Records from a data source:
═══
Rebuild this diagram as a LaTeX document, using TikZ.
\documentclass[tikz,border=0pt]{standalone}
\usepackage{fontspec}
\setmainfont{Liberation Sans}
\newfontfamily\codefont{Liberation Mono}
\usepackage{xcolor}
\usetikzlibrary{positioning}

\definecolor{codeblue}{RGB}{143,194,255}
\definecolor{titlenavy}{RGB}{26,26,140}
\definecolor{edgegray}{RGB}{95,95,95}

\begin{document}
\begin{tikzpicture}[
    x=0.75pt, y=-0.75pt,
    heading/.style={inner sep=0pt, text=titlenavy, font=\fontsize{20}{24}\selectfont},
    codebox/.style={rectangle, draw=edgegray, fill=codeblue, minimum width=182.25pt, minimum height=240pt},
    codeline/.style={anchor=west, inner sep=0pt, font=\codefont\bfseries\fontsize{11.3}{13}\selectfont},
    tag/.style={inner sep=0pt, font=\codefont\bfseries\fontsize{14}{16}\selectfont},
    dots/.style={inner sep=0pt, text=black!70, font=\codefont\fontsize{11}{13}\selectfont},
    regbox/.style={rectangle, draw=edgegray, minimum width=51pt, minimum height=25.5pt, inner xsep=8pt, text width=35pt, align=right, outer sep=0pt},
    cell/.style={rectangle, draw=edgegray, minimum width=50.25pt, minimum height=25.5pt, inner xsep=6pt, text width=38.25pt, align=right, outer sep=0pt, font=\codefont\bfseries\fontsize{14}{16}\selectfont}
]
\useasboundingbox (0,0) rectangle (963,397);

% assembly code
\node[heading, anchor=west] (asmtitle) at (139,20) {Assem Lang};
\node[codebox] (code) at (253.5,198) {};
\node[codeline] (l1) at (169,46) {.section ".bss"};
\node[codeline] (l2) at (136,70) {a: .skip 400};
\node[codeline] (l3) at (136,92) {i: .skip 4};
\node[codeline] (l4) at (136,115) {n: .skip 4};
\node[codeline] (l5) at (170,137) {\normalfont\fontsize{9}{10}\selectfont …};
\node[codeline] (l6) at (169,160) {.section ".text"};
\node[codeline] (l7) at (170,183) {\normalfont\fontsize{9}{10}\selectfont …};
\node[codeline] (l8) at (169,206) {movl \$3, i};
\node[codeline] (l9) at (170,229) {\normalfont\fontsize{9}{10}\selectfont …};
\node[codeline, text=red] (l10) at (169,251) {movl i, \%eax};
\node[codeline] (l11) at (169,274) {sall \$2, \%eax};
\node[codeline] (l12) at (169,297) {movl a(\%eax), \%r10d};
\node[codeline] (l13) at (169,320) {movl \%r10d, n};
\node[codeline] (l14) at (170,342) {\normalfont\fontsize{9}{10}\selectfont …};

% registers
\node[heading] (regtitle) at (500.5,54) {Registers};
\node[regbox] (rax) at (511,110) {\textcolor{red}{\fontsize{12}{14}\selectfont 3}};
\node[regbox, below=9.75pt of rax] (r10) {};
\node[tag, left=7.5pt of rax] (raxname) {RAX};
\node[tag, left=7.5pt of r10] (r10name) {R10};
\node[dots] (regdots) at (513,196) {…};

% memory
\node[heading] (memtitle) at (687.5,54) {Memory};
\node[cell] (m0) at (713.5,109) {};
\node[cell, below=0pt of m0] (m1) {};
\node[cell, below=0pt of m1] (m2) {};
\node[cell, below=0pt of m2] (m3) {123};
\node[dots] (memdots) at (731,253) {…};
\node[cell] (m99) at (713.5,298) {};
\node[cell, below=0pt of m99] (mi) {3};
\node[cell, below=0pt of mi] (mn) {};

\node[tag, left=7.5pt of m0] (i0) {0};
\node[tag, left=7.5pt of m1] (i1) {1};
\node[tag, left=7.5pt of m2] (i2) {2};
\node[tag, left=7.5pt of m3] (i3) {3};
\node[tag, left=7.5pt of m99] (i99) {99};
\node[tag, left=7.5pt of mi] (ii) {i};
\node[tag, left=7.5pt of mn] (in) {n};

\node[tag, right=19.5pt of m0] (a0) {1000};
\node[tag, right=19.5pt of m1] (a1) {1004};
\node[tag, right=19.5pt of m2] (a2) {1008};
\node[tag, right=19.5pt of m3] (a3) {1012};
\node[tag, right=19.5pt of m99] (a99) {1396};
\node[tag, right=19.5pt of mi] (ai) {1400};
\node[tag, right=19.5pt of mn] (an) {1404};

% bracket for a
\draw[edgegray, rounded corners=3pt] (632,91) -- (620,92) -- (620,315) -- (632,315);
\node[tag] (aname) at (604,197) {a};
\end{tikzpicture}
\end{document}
═══
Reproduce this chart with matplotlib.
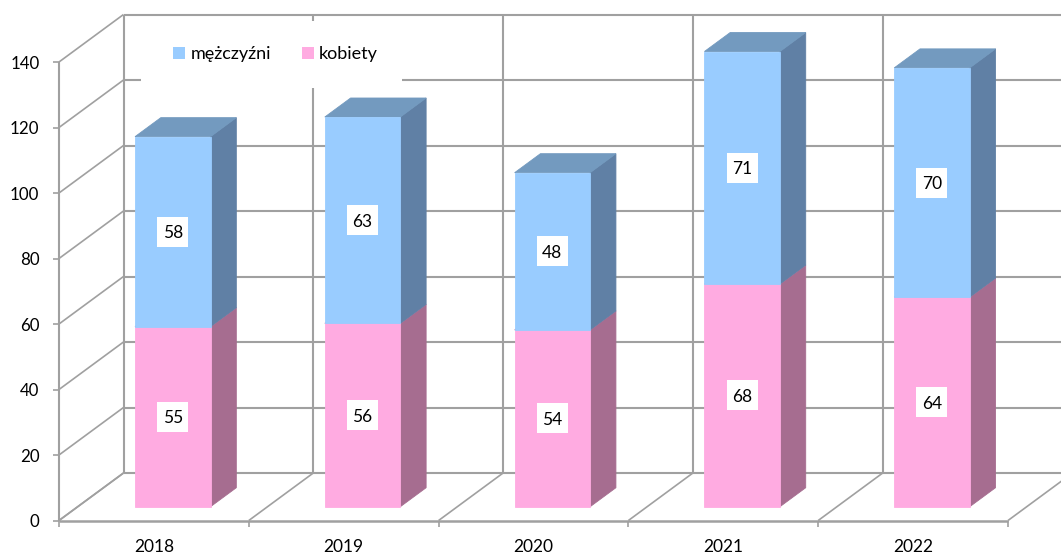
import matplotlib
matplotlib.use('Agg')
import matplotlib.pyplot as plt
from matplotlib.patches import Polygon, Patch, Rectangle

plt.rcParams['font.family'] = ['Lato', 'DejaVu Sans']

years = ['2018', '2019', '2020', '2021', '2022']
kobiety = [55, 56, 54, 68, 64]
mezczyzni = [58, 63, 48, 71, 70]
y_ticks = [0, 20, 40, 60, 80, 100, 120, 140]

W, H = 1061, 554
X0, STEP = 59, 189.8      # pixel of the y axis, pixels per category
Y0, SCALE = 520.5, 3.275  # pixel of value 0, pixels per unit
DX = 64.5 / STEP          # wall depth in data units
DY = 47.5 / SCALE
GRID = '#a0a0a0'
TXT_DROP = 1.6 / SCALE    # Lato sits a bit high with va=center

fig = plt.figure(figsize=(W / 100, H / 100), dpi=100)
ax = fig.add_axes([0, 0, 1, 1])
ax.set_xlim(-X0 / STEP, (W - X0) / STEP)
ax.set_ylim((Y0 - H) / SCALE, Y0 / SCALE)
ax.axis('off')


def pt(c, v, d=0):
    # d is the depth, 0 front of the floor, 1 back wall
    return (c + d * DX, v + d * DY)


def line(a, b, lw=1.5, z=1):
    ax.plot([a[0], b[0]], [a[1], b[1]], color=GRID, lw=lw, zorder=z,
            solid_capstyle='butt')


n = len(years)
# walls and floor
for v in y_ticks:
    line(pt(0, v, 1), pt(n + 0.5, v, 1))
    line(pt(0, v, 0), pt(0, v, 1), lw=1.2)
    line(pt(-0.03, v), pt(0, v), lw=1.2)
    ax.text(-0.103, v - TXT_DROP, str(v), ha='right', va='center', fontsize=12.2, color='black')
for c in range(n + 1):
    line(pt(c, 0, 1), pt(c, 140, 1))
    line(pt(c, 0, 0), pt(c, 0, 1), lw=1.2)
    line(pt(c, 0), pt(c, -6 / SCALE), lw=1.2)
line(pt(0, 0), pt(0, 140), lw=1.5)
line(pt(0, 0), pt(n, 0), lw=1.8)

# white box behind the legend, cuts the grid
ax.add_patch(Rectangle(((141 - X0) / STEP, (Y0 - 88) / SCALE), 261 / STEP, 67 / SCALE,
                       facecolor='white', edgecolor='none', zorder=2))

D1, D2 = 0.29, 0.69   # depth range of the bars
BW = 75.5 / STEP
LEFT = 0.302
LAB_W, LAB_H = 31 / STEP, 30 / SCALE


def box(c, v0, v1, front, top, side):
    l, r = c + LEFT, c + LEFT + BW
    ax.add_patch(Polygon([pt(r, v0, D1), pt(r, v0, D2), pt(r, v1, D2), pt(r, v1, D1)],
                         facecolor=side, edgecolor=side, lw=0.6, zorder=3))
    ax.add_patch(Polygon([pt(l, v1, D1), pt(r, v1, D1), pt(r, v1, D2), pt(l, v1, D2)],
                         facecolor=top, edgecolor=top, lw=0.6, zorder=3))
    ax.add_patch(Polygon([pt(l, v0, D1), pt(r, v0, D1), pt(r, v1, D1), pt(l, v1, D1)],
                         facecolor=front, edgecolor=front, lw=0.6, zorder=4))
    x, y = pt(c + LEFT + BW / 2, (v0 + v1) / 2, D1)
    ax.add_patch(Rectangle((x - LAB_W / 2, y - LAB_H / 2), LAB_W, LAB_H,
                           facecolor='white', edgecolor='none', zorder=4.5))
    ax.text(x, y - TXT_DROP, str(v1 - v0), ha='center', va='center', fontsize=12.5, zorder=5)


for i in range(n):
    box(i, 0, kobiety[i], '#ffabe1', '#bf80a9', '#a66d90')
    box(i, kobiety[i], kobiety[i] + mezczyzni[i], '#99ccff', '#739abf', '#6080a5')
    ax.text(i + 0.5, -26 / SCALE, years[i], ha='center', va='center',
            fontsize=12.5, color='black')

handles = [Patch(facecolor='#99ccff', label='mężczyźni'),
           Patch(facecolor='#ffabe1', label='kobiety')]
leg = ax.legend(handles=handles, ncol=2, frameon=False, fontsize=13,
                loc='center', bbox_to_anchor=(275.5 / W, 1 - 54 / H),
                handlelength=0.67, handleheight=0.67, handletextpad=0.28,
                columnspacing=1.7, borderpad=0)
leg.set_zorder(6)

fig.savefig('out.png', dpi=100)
═══
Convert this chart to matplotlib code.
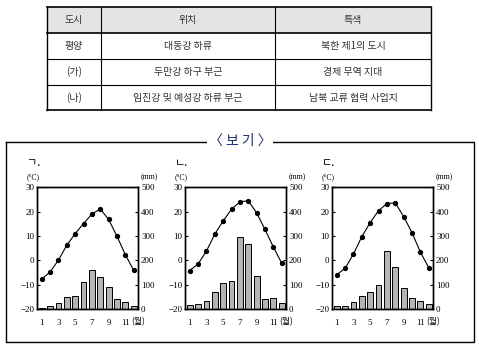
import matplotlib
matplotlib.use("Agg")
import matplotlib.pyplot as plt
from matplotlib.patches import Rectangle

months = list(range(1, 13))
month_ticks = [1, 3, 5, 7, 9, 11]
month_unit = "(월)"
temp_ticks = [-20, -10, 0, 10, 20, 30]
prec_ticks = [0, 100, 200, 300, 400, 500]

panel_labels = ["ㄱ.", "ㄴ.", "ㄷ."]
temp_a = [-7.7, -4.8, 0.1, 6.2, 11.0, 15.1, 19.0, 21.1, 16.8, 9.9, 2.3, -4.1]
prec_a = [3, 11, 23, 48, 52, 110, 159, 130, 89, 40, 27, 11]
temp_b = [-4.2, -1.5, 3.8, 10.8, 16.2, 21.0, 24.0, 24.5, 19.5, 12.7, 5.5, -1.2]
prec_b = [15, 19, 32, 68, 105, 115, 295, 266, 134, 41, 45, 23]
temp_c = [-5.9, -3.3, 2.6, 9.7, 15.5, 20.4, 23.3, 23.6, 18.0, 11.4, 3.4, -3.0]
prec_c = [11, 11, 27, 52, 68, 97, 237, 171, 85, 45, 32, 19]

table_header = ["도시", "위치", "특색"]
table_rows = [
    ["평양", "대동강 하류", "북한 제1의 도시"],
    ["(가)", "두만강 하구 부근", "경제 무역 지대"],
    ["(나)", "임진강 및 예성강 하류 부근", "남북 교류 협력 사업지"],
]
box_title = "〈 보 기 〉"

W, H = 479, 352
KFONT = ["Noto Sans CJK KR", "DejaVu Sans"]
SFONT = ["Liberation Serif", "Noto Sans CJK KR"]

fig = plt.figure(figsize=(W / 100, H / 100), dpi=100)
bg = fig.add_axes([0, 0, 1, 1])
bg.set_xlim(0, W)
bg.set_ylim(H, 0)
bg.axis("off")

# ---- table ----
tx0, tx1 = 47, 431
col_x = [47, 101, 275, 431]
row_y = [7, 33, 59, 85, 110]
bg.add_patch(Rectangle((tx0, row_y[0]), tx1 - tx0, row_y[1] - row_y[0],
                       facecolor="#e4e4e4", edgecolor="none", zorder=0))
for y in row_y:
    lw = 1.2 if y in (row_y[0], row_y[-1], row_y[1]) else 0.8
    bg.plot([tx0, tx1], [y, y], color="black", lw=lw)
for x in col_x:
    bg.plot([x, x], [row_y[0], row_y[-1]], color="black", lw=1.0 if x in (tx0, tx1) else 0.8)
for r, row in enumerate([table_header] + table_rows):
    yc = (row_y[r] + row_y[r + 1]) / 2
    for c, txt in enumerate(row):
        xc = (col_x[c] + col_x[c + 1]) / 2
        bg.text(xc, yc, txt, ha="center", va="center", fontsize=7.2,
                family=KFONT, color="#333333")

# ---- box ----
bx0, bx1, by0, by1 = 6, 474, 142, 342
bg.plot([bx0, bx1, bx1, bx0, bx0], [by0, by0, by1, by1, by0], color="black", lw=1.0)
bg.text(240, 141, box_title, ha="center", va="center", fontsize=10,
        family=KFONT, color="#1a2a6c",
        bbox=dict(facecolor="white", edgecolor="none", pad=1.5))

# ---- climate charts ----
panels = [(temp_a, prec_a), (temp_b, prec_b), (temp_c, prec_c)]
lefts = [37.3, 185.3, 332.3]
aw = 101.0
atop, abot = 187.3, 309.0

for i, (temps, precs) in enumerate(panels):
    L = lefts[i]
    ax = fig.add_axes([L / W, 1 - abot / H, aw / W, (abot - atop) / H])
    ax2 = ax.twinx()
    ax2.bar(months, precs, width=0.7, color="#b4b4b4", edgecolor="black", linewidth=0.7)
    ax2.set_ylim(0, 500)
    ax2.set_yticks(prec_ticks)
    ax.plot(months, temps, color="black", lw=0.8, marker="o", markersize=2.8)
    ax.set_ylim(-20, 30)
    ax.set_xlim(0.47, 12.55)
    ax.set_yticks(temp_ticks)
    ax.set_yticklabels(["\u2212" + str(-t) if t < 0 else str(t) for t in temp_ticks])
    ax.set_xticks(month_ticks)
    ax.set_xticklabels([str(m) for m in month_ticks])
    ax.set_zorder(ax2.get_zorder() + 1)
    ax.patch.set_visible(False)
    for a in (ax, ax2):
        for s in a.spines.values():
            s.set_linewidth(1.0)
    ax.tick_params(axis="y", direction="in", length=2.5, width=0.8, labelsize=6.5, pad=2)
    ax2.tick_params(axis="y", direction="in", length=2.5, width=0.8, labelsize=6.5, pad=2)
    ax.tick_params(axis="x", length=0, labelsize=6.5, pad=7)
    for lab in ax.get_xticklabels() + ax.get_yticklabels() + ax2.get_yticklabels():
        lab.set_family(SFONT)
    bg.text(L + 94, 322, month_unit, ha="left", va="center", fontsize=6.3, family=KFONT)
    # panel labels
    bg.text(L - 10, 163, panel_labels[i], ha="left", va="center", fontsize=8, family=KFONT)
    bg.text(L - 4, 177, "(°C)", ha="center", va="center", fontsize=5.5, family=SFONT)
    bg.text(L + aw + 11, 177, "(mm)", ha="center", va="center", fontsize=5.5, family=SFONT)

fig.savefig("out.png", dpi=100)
═══
[TASK DIRECTIONS]
In the listing above, find the line containing "Reproduce this chart with matplotlib." and the line containing "LAB_W, LAB_H = 31 / STEP, 30 / SCALE". Reproduce those lines and all between them exactly, with no pictures and nothing more.

[RESULT OF THE TASK]
Reproduce this chart with matplotlib.
import matplotlib
matplotlib.use('Agg')
import matplotlib.pyplot as plt
from matplotlib.patches import Polygon, Patch, Rectangle

plt.rcParams['font.family'] = ['Lato', 'DejaVu Sans']

years = ['2018', '2019', '2020', '2021', '2022']
kobiety = [55, 56, 54, 68, 64]
mezczyzni = [58, 63, 48, 71, 70]
y_ticks = [0, 20, 40, 60, 80, 100, 120, 140]

W, H = 1061, 554
X0, STEP = 59, 189.8      # pixel of the y axis, pixels per category
Y0, SCALE = 520.5, 3.275  # pixel of value 0, pixels per unit
DX = 64.5 / STEP          # wall depth in data units
DY = 47.5 / SCALE
GRID = '#a0a0a0'
TXT_DROP = 1.6 / SCALE    # Lato sits a bit high with va=center

fig = plt.figure(figsize=(W / 100, H / 100), dpi=100)
ax = fig.add_axes([0, 0, 1, 1])
ax.set_xlim(-X0 / STEP, (W - X0) / STEP)
ax.set_ylim((Y0 - H) / SCALE, Y0 / SCALE)
ax.axis('off')


def pt(c, v, d=0):
    # d is the depth, 0 front of the floor, 1 back wall
    return (c + d * DX, v + d * DY)


def line(a, b, lw=1.5, z=1):
    ax.plot([a[0], b[0]], [a[1], b[1]], color=GRID, lw=lw, zorder=z,
            solid_capstyle='butt')


n = len(years)
# walls and floor
for v in y_ticks:
    line(pt(0, v, 1), pt(n + 0.5, v, 1))
    line(pt(0, v, 0), pt(0, v, 1), lw=1.2)
    line(pt(-0.03, v), pt(0, v), lw=1.2)
    ax.text(-0.103, v - TXT_DROP, str(v), ha='right', va='center', fontsize=12.2, color='black')
for c in range(n + 1):
    line(pt(c, 0, 1), pt(c, 140, 1))
    line(pt(c, 0, 0), pt(c, 0, 1), lw=1.2)
    line(pt(c, 0), pt(c, -6 / SCALE), lw=1.2)
line(pt(0, 0), pt(0, 140), lw=1.5)
line(pt(0, 0), pt(n, 0), lw=1.8)

# white box behind the legend, cuts the grid
ax.add_patch(Rectangle(((141 - X0) / STEP, (Y0 - 88) / SCALE), 261 / STEP, 67 / SCALE,
                       facecolor='white', edgecolor='none', zorder=2))

D1, D2 = 0.29, 0.69   # depth range of the bars
BW = 75.5 / STEP
LEFT = 0.302
LAB_W, LAB_H = 31 / STEP, 30 / SCALE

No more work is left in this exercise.